The New York Times has an article about a possible trend in chefs doing more braising instead of smoking of pork ribs. Heresy? Probably... the author decribes the historical problems with ribs not made in a smoker thusly:
Until recently, barbecue connoisseurs in places like Kansas City would have considered ribs cooked in the oven little short of blasphemy. In barbecue country and elsewhere, the technique had a miserable reputation that, in truth, was often deserved. Some restaurants baked ribs with overly sweet commercial barbecue sauce. Others, to avoid drying them out, would cook ribs in boiling water. As with braising, the idea behind boiling ribs is to tenderize them before tossing them on the grill or under the broiler to caramelize and crisp the exterior.From a restaurant perspective, if you're not a barbecue joint it makes total sense to eschew the smoker... which requirer expensive equipment and can engender neighborhood complaints. For a home chef, I guess it depends on whether you have a backyard and how many months of the year you can use it... for me the answers are "no" and "not many", so certainly a backyard smoker isn't attractive. Though they do have indoor ones that seem to get good reviews... but I am still a little afraid of accidentally summoning the fire department (nor do I really need another cooking device). Regardless, I think the last paragraph of the quoted section is probably the most import... not trying to replicate barbecue in the oven, but also not being afraid to cook pork ribs simply because it's not the real way to do it. Anyway, I think I'll give one of these two recipes a shot in the coming weeks: Milk and Honey Ribs or Sweet-Sour Balsamic-Glazed Ribs.
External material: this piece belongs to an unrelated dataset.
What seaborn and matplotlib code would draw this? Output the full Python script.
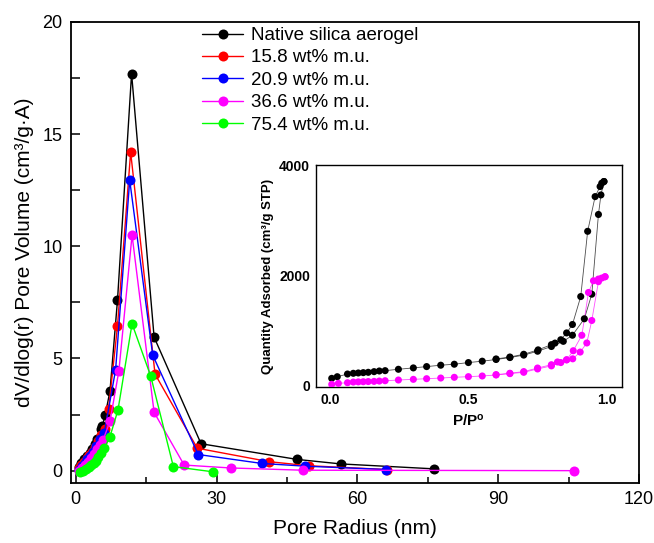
import numpy as np
import pandas as pd
import matplotlib
matplotlib.use("Agg")
import matplotlib.pyplot as plt
import seaborn as sns

# ---- pore size distribution (BJH) ----
labels = ["Native silica aerogel", "15.8 wt% m.u.", "20.9 wt% m.u.",
          "36.6 wt% m.u.", "75.4 wt% m.u."]
colors = ["#000000", "#FF0000", "#0000FF", "#FF00FF", "#00FF00"]

r_native = [0.6, 1.2, 1.8, 2.4, 3.0, 3.5, 4.1, 4.6, 5.3, 5.7, 6.3, 7.3, 8.9, 11.9, 16.7, 26.7, 47.2, 56.5, 76.4]
v_native = [0.18, 0.35, 0.5, 0.65, 0.8, 0.97, 1.2, 1.4, 1.85, 2.0, 2.5, 3.55, 7.6, 17.7, 5.95, 1.2, 0.5, 0.3, 0.08]

r_158 = [0.6, 1.1, 1.7, 2.3, 2.9, 3.5, 4.1, 4.7, 5.4, 6.2, 7.0, 8.9, 11.7, 16.9, 25.9, 41.2, 49.6, 66.3]
v_158 = [0.1, 0.25, 0.4, 0.55, 0.7, 0.85, 1.05, 1.3, 1.6, 1.85, 2.75, 6.45, 14.2, 4.3, 1.0, 0.4, 0.22, 0.05]

r_209 = [0.7, 1.3, 1.9, 2.5, 3.1, 3.7, 4.4, 5.1, 6.1, 8.5, 11.5, 16.4, 26.1, 39.7, 48.9, 66.2]
v_209 = [0.05, 0.2, 0.35, 0.5, 0.65, 0.85, 1.1, 1.4, 1.7, 4.5, 12.95, 5.15, 0.72, 0.32, 0.2, 0.05]

r_366 = [0.8, 1.4, 2.0, 2.6, 3.2, 3.9, 4.6, 5.2, 5.8, 7.3, 9.2, 12.0, 16.7, 23.1, 33.0, 48.4, 106.1]
v_366 = [0.0, 0.1, 0.25, 0.4, 0.55, 0.75, 0.95, 1.15, 1.35, 2.2, 4.45, 10.5, 2.6, 0.25, 0.12, 0.02, 0.0]

r_754 = [0.9, 1.5, 2.2, 2.8, 3.3, 3.8, 4.3, 4.8, 5.4, 6.1, 7.3, 9.0, 12.0, 16.0, 20.8, 29.2]
v_754 = [-0.07, 0.0, 0.08, 0.15, 0.25, 0.32, 0.45, 0.6, 0.8, 1.0, 1.52, 2.7, 6.55, 4.2, 0.18, -0.05]

# ---- N2 isotherms (inset) ----
p_nat_ads = [0.006, 0.026, 0.063, 0.084, 0.102, 0.12, 0.138, 0.159, 0.178, 0.199, 0.247, 0.301,
             0.349, 0.40, 0.449, 0.50, 0.55, 0.60, 0.65, 0.70, 0.75, 0.80, 0.843, 0.876,
             0.919, 0.946, 0.97, 0.979, 0.99]
q_nat_ads = [122, 152, 201, 214, 220, 226, 232, 244, 256, 262, 287, 312, 336, 361, 379, 409, 434,
             465, 500, 545, 615, 701, 795, 906, 1205, 1652, 3101, 3456, 3700]
p_nat_des = [0.99, 0.982, 0.976, 0.958, 0.931, 0.906, 0.876, 0.855, 0.834, 0.813, 0.80, 0.752,
             0.70, 0.65, 0.60]
q_nat_des = [3700, 3670, 3609, 3426, 2795, 1609, 1101, 948, 824, 763, 735, 640, 560, 510, 475]

p_366_ads = [0.006, 0.03, 0.063, 0.084, 0.102, 0.12, 0.138, 0.159, 0.178, 0.199, 0.247, 0.301,
             0.349, 0.40, 0.449, 0.50, 0.55, 0.60, 0.65, 0.70, 0.75, 0.80, 0.834, 0.855, 0.877,
             0.904, 0.928, 0.946, 0.97, 0.994]
q_366_ads = [13, 31, 43, 55, 58, 61, 64, 67, 73, 79, 92, 104, 116, 128, 141, 153, 165, 183, 208,
             232, 293, 349, 409, 459, 477, 600, 765, 1174, 1880, 1969]
p_366_des = [0.994, 0.982, 0.97, 0.952, 0.934, 0.91, 0.879, 0.855, 0.822, 0.80, 0.75, 0.70, 0.65, 0.60]
q_366_des = [1969, 1945, 1927, 1896, 1683, 905, 624, 459, 420, 370, 310, 245, 215, 190]

psd = pd.concat([
    pd.DataFrame({"r": r, "v": v, "sample": lab})
    for r, v, lab in zip([r_native, r_158, r_209, r_366, r_754],
                         [v_native, v_158, v_209, v_366, v_754], labels)
], ignore_index=True)

iso = pd.concat([
    pd.DataFrame({"p": p_nat_ads, "q": q_nat_ads, "sample": labels[0], "branch": "ads"}),
    pd.DataFrame({"p": p_nat_des, "q": q_nat_des, "sample": labels[0], "branch": "des"}),
    pd.DataFrame({"p": p_366_ads, "q": q_366_ads, "sample": labels[3], "branch": "ads"}),
    pd.DataFrame({"p": p_366_des, "q": q_366_des, "sample": labels[3], "branch": "des"}),
], ignore_index=True)
iso["unit"] = iso["sample"] + "_" + iso["branch"]

sns.set_style("ticks")
plt.rcParams["font.family"] = ["Liberation Sans", "DejaVu Sans"]
plt.rcParams["mathtext.fontset"] = "custom"
plt.rcParams["mathtext.bf"] = "Liberation Sans:bold"
plt.rcParams["mathtext.rm"] = "Liberation Sans"
for key in ["text.color", "axes.labelcolor", "xtick.color", "ytick.color", "axes.edgecolor"]:
    plt.rcParams[key] = "black"

fig = plt.figure(figsize=(6.54, 5.43), dpi=100)
ax = fig.add_axes([0.1086, 0.1105, 0.8685, 0.849])

palette = dict(zip(labels, colors))
sns.lineplot(data=psd, x="r", y="v", hue="sample", hue_order=labels, palette=palette,
             sort=False, estimator=None, marker="o", markersize=7.2, markeredgewidth=0,
             linewidth=1.0, ax=ax)

ax.set_xlim(-1, 120)
ax.set_ylim(-0.55, 20)
ax.set_xticks([0, 30, 60, 90, 120])
ax.set_xticks([15, 45, 75, 105], minor=True)
ax.set_yticks([0, 5, 10, 15, 20])
ax.set_yticks([2.5, 7.5, 12.5, 17.5], minor=True)
ax.tick_params(which="major", direction="in", length=6.5, width=1.1, labelsize=13, pad=6)
ax.tick_params(axis="x", which="minor", direction="in", length=4, width=1.1)
ax.tick_params(axis="y", which="minor", direction="in", length=6.5, width=1.1)
for s in ax.spines.values():
    s.set_linewidth(1.3)
ax.set_xlabel("Pore Radius (nm)", fontsize=15, labelpad=8)
ax.set_ylabel("dV/dlog(r) Pore Volume (cm³/g·A)", fontsize=15, labelpad=6)

leg = ax.legend(loc="upper left", bbox_to_anchor=(202 / 654, 1 - 27 / 543),
                bbox_transform=fig.transFigure, frameon=False, fontsize=13.5,
                handlelength=2.2, handletextpad=0.4, labelspacing=0.28,
                borderpad=0, borderaxespad=0)

# inset: isotherms
ins = fig.add_axes([0.4827, 0.2873, 0.4683, 0.4088])
iso_colors = {labels[0]: "#000000", labels[3]: "#FF00FF"}
sns.lineplot(data=iso, x="p", y="q", hue="sample", units="unit", palette=iso_colors,
             sort=False, estimator=None, linewidth=0.6, legend=False, ax=ins, alpha=0.7)
sns.scatterplot(data=iso, x="p", y="q", hue="sample", palette=iso_colors, s=26,
                linewidth=0, legend=False, ax=ins, zorder=3)
ins.set_xlim(-0.052, 1.055)
ins.set_ylim(-35, 4000)
ins.set_xticks([0.0, 0.5, 1.0])
ins.set_xticklabels(["0.0", "0.5", "1.0"])
ins.set_yticks([0, 2000, 4000])
ins.tick_params(direction="out", length=0, labelsize=10, pad=4)
for lab in ins.get_xticklabels() + ins.get_yticklabels():
    lab.set_fontweight("bold")
for s in ins.spines.values():
    s.set_linewidth(1.0)
ins.set_xlabel(r"$\mathbf{P/P^{o}}$", fontsize=11, labelpad=4)
ins.set_ylabel("Quantity Adsorbed (cm³/g STP)", fontsize=9.5, fontweight="bold", labelpad=4)

fig.savefig("out.png", dpi=100)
I think the milk and honey ones sound the most interesting along the "not trying to be barbecue" lines.
The problem with boiling is that it’s a flavor-removing, not flavor-enhancing, cooking method. (When you make stock, you boil bones with the express purpose of transferring the flavor from the meat to the water.) By contrast, braising in the oven adds flavor, because you’re cooking the ribs in a small quantity of flavorful liquid in a sealed environment.
Many restaurants made matters worse when they slathered boiled or baked ribs with barbecue sauces pumped up with artificial smoke to compensate for lackluster flavor. The result? Ersatz barbecue and a lost generation of rib eaters, especially in traditionally non-barbecue regions like the Frost Belt and the Northeast, which came to confuse liquid-smoke-flavored oven-cooked ribs for true pit barbecue.
The chefs who are now rescuing oven ribs from their lowly reputation take a profoundly different approach. “We’re not trying to fake true barbecue,” said Mr. Shook of Animal. Instead, he and some of his colleagues around the country are deploying the braising technique, which he said builds layers of flavor utterly different from those that can be achieved in a smoker.